Si les déséquilibres liés aux évolutions démographiques ont été progressivement résorbés, le solde financier du système de retraite français n’est pas à l’abri de chocs sur le rythme de la croissance, qui est lui-même principalement déterminé par celui des gains de productivité. C’est ce que souligne le CSR lorsqu’il « constate que les réformes successives ont permis de traiter les enjeux démographiques et le choc de 2008 mais qu’il subsiste une sensibilité forte aux hypothèses de croissance »[3].
Les projections du COR illustrent cette sensibilité : au-delà de 2025, le solde financier projeté diverge fortement selon l’hypothèse de productivité retenue. Le système serait excédentaire avec des gains de productivité à 1,5 % par an et connaîtrait un déficit annuel de 0,2 % du PIB en cas de gains de productivité limités à 1,3 % par an. Avec des hypothèses de croissance de la productivité plus faibles, l’équilibre ne pourrait être atteint sans mesures de redressement complémentaires.
Le système de retraite est bien plus sensible au niveau de la productivité du travail qu’à celui du taux de chômage. Ainsi, par rapport à l’hypothèse retenue par le COR d’un taux de chômage de long terme de 7 %, des variantes avec un taux sensiblement plus élevé (10 %) ou plus faible (4,5 %) se traduisent par une évolution modérée du solde financier : 0,1 à 0,2 point de PIB à la baisse (ou à la hausse) à l’horizon 2060.

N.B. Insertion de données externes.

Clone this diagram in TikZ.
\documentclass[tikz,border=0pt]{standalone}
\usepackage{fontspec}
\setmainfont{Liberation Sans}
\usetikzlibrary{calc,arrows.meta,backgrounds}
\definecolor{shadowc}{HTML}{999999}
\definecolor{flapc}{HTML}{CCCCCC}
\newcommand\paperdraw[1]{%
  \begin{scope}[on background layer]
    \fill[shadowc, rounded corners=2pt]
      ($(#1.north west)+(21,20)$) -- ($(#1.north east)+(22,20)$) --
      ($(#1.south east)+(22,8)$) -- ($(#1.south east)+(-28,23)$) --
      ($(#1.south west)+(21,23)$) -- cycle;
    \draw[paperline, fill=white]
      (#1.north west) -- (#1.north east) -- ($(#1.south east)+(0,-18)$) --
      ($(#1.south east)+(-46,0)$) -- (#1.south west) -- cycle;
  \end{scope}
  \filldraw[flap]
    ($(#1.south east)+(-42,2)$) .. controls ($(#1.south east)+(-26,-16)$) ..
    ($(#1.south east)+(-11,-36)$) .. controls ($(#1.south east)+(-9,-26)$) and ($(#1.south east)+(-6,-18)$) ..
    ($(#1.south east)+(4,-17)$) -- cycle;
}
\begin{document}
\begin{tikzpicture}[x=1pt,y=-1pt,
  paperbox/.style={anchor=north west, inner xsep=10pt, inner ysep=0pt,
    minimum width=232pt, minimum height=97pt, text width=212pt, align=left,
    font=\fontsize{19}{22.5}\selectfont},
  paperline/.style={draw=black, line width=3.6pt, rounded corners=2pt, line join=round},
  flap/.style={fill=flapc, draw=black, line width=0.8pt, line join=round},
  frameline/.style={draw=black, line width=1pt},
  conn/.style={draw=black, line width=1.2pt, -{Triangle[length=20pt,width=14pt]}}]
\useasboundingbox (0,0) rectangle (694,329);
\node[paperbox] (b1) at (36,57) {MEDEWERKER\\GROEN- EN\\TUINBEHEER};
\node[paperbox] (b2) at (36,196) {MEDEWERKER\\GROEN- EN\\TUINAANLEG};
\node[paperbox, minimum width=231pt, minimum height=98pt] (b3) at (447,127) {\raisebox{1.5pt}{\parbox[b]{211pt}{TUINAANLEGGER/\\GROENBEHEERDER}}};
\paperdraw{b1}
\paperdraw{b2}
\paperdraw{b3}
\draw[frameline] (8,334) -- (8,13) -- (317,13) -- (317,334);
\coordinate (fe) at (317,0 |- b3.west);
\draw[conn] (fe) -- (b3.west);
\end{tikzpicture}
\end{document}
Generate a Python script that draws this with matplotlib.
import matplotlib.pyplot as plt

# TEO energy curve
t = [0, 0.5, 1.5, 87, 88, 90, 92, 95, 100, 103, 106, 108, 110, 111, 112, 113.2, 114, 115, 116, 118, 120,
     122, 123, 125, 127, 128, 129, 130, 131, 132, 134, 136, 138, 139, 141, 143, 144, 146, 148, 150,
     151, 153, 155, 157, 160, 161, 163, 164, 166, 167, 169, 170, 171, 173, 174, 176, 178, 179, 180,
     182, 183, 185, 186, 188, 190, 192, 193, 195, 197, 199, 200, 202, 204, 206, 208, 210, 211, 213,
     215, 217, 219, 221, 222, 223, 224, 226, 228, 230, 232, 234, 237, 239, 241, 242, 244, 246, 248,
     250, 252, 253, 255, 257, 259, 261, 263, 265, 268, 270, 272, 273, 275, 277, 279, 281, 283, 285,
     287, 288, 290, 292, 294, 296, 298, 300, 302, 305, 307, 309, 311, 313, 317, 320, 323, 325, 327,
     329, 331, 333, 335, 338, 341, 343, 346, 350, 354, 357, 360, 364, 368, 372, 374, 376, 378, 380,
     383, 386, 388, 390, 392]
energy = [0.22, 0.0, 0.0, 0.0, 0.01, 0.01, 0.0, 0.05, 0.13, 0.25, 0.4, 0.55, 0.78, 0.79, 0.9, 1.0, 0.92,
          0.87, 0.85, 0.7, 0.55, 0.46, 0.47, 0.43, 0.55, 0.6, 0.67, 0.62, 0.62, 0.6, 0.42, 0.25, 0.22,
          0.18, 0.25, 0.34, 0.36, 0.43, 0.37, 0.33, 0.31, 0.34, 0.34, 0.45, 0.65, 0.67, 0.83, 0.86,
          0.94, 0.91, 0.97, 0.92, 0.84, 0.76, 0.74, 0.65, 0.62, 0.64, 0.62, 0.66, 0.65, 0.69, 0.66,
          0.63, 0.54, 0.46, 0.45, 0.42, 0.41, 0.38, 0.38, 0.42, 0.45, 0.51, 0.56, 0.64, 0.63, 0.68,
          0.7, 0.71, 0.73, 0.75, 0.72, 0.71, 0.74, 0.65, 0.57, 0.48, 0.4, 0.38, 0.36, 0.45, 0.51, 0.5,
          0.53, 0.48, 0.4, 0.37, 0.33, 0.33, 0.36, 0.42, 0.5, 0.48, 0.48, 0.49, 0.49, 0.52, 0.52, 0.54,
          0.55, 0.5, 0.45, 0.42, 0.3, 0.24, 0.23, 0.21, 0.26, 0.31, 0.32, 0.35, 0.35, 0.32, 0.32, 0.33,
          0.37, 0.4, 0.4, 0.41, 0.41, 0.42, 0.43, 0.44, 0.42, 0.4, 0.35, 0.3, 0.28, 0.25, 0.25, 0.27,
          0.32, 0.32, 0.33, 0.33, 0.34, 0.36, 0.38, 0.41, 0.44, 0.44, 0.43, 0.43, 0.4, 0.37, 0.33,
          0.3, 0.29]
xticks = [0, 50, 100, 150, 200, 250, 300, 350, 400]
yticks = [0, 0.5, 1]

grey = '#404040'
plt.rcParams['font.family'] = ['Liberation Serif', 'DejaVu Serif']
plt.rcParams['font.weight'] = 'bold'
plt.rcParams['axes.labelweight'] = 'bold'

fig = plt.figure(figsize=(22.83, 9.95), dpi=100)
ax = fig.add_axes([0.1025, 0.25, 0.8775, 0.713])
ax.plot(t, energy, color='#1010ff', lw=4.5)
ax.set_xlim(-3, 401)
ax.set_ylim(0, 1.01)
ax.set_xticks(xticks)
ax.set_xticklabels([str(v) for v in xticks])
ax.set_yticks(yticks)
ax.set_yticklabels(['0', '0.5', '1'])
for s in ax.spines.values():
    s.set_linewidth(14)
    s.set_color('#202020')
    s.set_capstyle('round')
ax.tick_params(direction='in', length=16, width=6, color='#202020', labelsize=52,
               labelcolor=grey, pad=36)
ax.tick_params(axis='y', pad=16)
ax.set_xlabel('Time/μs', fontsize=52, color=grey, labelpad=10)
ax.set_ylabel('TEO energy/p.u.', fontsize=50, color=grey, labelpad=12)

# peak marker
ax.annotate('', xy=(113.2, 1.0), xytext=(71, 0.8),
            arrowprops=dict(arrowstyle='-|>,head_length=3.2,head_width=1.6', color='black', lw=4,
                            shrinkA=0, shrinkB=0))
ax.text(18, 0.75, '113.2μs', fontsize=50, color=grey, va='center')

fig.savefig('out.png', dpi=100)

Les hypothèses de croissance ont un impact sur l’équilibre prévisionnel du système de retraite dans tous les pays européens, notamment parce que le niveau des recettes suit partout celui de la masse salariale, et donc de la richesse nationale. Mais la France fait partie de ceux dans lesquels cet impact est le plus marqué car s’ajoute à cet effet sur les recettes celui sur les dépenses, en raison de la dépendance forte du niveau relatif des pensions de retraite – c’est-à-dire du niveau des pensions relativement au niveau des revenus des actifs – à l’évolution du PIB.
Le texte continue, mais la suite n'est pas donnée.